— Так и вы, эсеры. Напутали малость с большевиками. Приняли их не за тех, кем они являются в действительности.
На Бунина снизошла какая-то сладкая грусть, которая всегда являлась для него провозвестником переломных, роковых минут. Увы, он не знал, что этот вечер — последний для него в доме Цетлиных.
* * *
Мы можем лишь пожалеть, что Бунин не оставил описания этих встреч. Но зато позже это сделал его друг Борис Зайцев, рассказавший о своем последнем посещении Цетлиных— в мае восемнадцатого года:
«Против меня сидел Алексей Толстой, зычно рассказывал, хохотал, и нельзя было не хохотать с ним — что за актер, что за дар комический! Марина Цветаева вертит папироску, нервно и хрупко, сыплет колкими и манерными словечками. Болезненного вида Ходасевич. Есенин — совсем юный еще паренек, русачок, волосы в скобку, слегка подбоченясь, круглый и свежий, даровитый, еще не пропившийся, не погубивший дара своего и себя. Изящно-таинственная Соня Парнок — с умными, светлыми глазами, русская Сафо. Эренбург. А со мной рядом совсем странный тип, молчаливый брюнет, волосатый, нерусского вида, в кавказской бурке— но никак не кавказец. В бурку он кутается с видом Марлинского. Но нас никакой буркой не удивишь, мы видали в то время и людей в клоунских одеяниях, и с накрашенными щеками, и тихих безумцев, как Хлебников, называвший себя председателем земного шара. Помню, однако, что не было Маяковского, чему мог только радоваться. В доме культурном и литературном, где в задней комнате спала девочка, этот тип со скандалами своими мало был бы уместен.

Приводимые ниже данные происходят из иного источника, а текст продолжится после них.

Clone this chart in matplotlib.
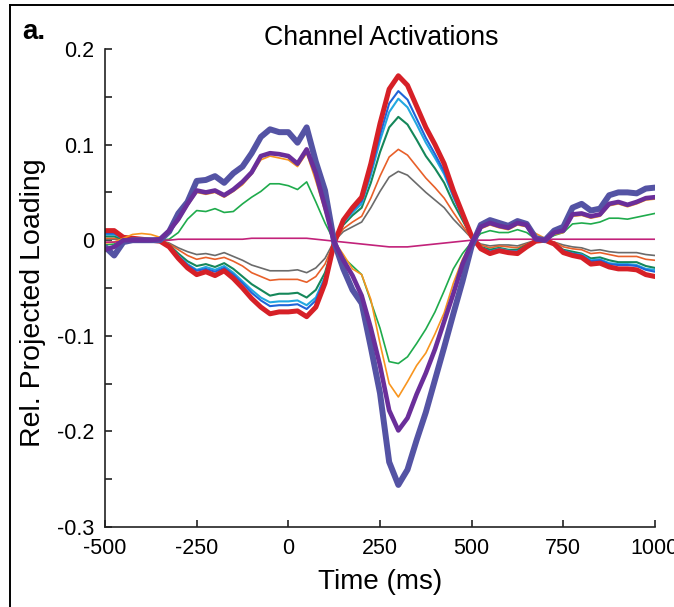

Но ничего такого и не случилось. Есенин с Дункан еще не познакомился, остальные были вообще приличны. После ужина читали стихи. Марина Цветаева стрекотала острые и нервные свои строки, с такими же переломами, как сама, с таким же жеманством, как всегда, — с еще свежими, иногда и пронзительными ритмами. Соня таинственно полураспевала сафические строфы — эта спокойно, скорее задумчиво, тоже покуривая папироску, но совсем по-другому, чем Цветаева (у той все рвалось и горело в руках). Страстно кричал свои стихи Эренбург (в то время сочинял еще разные «молитвы о России»).

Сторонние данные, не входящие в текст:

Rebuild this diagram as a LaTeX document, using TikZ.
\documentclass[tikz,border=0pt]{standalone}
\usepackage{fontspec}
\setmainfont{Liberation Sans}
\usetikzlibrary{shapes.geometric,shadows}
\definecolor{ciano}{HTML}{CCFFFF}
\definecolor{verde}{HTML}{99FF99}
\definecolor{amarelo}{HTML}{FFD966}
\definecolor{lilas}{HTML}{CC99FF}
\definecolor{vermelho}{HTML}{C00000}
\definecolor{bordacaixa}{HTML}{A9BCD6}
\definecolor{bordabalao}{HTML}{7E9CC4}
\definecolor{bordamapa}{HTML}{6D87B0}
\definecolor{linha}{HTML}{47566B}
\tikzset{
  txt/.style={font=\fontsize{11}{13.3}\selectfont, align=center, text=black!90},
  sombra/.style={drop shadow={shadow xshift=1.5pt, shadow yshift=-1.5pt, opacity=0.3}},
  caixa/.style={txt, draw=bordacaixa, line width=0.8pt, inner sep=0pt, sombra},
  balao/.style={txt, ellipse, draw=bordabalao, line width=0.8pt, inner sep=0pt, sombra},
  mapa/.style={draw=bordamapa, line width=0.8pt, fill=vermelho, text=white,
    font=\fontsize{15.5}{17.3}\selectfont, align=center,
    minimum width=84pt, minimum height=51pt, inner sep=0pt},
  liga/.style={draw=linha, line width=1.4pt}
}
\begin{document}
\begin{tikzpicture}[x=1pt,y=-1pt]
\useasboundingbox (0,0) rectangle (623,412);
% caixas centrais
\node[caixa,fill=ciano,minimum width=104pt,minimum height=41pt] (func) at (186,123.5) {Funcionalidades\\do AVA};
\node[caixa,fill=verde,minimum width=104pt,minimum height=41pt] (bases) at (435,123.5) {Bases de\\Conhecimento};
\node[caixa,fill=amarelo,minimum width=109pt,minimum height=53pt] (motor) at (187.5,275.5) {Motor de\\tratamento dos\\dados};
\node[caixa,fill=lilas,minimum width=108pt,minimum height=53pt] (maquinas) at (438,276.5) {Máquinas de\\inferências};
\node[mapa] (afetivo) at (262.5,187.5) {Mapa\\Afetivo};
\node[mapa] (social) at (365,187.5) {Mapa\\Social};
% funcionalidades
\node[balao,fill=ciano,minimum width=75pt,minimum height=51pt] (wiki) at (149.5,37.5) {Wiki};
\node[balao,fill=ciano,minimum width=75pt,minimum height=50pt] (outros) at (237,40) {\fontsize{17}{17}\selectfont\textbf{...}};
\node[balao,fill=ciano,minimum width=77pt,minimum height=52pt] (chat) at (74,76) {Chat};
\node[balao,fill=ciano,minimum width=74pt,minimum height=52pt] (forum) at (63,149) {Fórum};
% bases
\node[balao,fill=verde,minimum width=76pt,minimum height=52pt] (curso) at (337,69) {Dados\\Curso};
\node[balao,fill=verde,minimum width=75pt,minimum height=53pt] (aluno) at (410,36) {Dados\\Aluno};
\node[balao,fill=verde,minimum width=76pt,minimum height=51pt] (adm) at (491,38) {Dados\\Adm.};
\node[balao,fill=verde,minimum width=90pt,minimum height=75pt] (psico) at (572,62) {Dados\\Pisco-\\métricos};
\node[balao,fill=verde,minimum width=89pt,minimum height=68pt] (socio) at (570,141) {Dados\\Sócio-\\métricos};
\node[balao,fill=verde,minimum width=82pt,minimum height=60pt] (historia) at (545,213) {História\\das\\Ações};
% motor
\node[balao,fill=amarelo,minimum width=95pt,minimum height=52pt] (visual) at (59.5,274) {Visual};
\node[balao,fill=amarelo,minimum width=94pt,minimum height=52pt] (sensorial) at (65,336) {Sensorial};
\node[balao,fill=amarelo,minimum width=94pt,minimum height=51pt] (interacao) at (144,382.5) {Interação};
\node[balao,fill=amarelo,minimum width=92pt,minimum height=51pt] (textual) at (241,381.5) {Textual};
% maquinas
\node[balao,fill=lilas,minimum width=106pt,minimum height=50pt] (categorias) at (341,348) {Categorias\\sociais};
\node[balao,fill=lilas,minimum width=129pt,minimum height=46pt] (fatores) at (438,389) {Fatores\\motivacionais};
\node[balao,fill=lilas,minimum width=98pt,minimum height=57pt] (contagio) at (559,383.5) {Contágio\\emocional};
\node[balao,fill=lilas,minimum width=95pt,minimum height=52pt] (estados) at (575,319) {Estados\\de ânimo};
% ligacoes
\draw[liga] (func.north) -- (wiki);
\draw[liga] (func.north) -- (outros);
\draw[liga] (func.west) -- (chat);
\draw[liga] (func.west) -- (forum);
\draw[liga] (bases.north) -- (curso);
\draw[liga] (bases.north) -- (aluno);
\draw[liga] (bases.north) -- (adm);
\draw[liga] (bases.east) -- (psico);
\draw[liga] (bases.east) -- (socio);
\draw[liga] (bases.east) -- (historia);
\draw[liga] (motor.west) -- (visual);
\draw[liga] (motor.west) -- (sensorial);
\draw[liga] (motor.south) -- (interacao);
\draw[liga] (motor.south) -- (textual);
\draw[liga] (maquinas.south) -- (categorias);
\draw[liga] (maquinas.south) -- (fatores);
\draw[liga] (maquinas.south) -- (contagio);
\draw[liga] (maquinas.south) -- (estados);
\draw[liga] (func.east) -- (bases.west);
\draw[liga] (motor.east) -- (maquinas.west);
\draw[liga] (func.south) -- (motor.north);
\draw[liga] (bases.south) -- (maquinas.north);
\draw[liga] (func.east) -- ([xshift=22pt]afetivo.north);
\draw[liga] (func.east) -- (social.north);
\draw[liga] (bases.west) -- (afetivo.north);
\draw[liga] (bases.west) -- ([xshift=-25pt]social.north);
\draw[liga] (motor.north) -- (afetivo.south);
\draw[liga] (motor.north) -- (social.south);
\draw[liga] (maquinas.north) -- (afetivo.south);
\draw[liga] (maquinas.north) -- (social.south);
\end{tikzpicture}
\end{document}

Просили читать и Михаила Осиповича. Но он как бы смутился— «нет, нет, я сегодня не расположен…» и такой вид был у него, что не хочется выступать, выдаваться… — а вот так тихо, любезно угощать, говорить о литературе с соседом, не напрягая голоса, незаметно и «для себя».

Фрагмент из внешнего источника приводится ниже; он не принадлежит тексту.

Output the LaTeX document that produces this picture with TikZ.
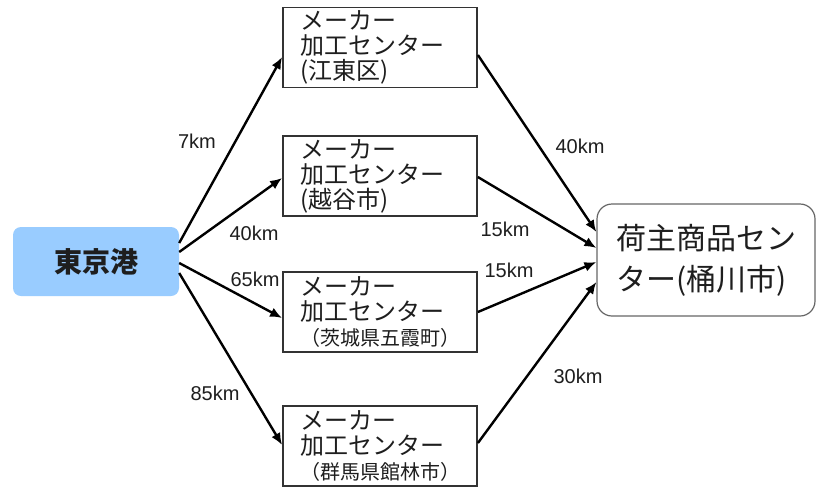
\documentclass[tikz,border=0pt]{standalone}
\usepackage{fontspec}
\setmainfont{Liberation Sans}
\newfontfamily\jp{Noto Sans CJK JP}
\usetikzlibrary{arrows.meta}
\definecolor{portblue}{RGB}{153,204,255}
\definecolor{txt}{RGB}{30,30,30}
\begin{document}
\begin{tikzpicture}[x=1pt,y=-1pt,
  maker/.style={draw=black!80,line width=1.8pt,minimum width=194pt,minimum height=80pt,
    inner xsep=17pt,inner ysep=0pt,text width=160pt,align=left,
    font=\jp\fontsize{24}{25}\selectfont,text=txt},
  port/.style={fill=portblue,rounded corners=8pt,minimum width=166pt,minimum height=69pt,
    inner sep=0pt,font=\jp\bfseries\fontsize{28}{30}\selectfont,text=txt},
  hub/.style={draw=black!60,line width=1.2pt,rounded corners=15pt,minimum width=218pt,
    minimum height=112pt,inner sep=0pt,align=left,font=\jp\fontsize{30}{41}\selectfont,text=txt},
  dist/.style={font=\fontsize{20}{20}\selectfont,text=txt,inner sep=0pt},
  arr/.style={draw=black,line width=2.4pt,-{Latex[length=12pt,width=10pt]}}
]
\useasboundingbox[fill=white] (0,0) rectangle (817,488);
\node[port] (tokyo) at (96,261.5) {東京港};
\node[maker] (m1) at (380,47.5) {メーカー\\加工センター\\(江東区)};
\node[maker] (m2) at (380,176) {メーカー\\加工センター\\(越谷市)};
\node[maker] (m3) at (380,312) {メーカー\\加工センター\\{\fontsize{20}{25}\selectfont （茨城県五霞町）}};
\node[maker] (m4) at (380,446) {メーカー\\加工センター\\{\fontsize{20}{25}\selectfont （群馬県館林市）}};
\node[hub] (hub) at (706,260) {荷主商品セン\\ター(桶川市)};

\draw[arr] ([yshift=18.5pt]tokyo.east) -- ([yshift=-9.5pt]m1.west);
\draw[arr] ([yshift=9.5pt]tokyo.east) -- ([yshift=-2pt]m2.west);
\draw[arr] ([yshift=-1.5pt]tokyo.east) -- ([yshift=-6pt]m3.west);
\draw[arr] ([yshift=-11.5pt]tokyo.east) -- ([yshift=1pt]m4.west);

\draw[arr] ([yshift=-7.5pt]m1.east) -- ([yshift=28pt]hub.west);
\draw[arr] ([yshift=-1pt]m2.east) -- ([yshift=12pt]hub.west);
\draw[arr] (m3.east) -- ([yshift=-2pt]hub.west);
\draw[arr] ([yshift=3pt]m4.east) -- ([yshift=-22pt]hub.west);

\node[dist] (d1) at (197,141) {7km};
\node[dist] (d2) at (254,233) {40km};
\node[dist] (d3) at (255,279) {65km};
\node[dist] (d4) at (215,393) {85km};
\node[dist] (e1) at (580,146) {40km};
\node[dist] (e2) at (505,229) {15km};
\node[dist] (e3) at (509,270) {15km};
\node[dist] (e4) at (578,376) {30km};
\end{tikzpicture}
\end{document}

Все это долго тянулось — по времени, но не по самоощущению. Зори конца мая и в Москве ранние. Утро того дня занялось, как ему полагается, нас застало веселыми, расходящимися от Цетлиных. В передней устроили мы с Толстым дуэль — скрестили трости и фехтовали, от избытка сил, молодости, еще не растраченной. Петухами налетали друг на друга, Алексей фыркал, как водяное чудовище, пыхтел, хохотали мы оба. Человек в бурке, сидевший за столом со мной рядом, по фамилии, как оказалось, Блюмкин, мрачно все в бурку свою кутался и молчал.